HIV still a serious problem for young on mainland
The article (“Student HIV risk rises as sex education fails”, December 1) was highly appropriate for World Aids Day.
Being an HIV/AIDS specialist visiting China, this issue is closest to my heart. It is a serious problem given the ferocity of the virus with which it can transmit.
It appears that young individuals are completely oblivious of its risks and hidden dangers. In ratio of the total Chinese population, infection rate is considered milder by the Centres for Disease Control and Prevention in the US. It is in sharp contrast to this alarming surge with diagnosis of over 14,000 cases in the first 10 months of 2015. More surprising is the fact that HIV is being transmitted in the younger age category (15 to 24 years) of predominantly gay men – a pattern not seen in recent times. The total number of people living with HIV/Aids in China is 575,000, with 177,000 individuals having died of Aids. Sexual transmission is the main cause: overall, infection through heterosexual contact accounts for 66.6 per cent and homosexual for 27.2 per cent of total HIV cases.
This sudden surge of HIV infections suggests a breakdown of sex education and HIV awareness in certain sectors of Chinese society. It is surprising because China has excellent awareness campaigning, but the younger age category has failed to translate these messages by the government into action.
Universities and colleges are breeding grounds for nefarious sexual activities and drug use, as there is no parental control. The smell of freedom misguides these young and malleable minds, which, despite knowing about HIV, never thought it will hit them. In order to halt this transmission, the Chinese Centre for Disease Control and Prevention has the onus to identify index cases, which led to this clustered transmission.

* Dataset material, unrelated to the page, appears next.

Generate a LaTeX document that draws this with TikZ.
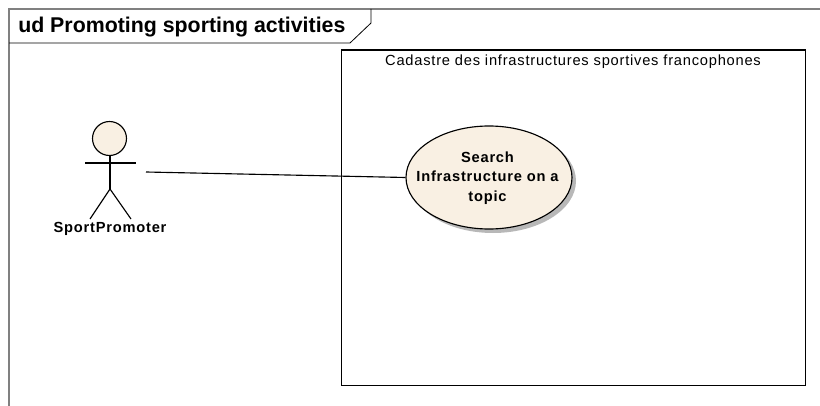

It calls for mandatory HIV testing prior to college entry, so that there is no repeat of such an event.
It is also important because many homosexuals can be bisexuals, posing even greater risk of both hetero and homosexual transmissions. Partners who know their HIV-plus status should not engage in unprotected sex. It is unlawful not to tell the partner your HIV status, at least in Western countries.
The important message is that drugs don’t cure Aids. The young generation should not be complacent and should think hard before engaging in sex and know whom they are engaging with. Aids can be controlled by the right behaviour.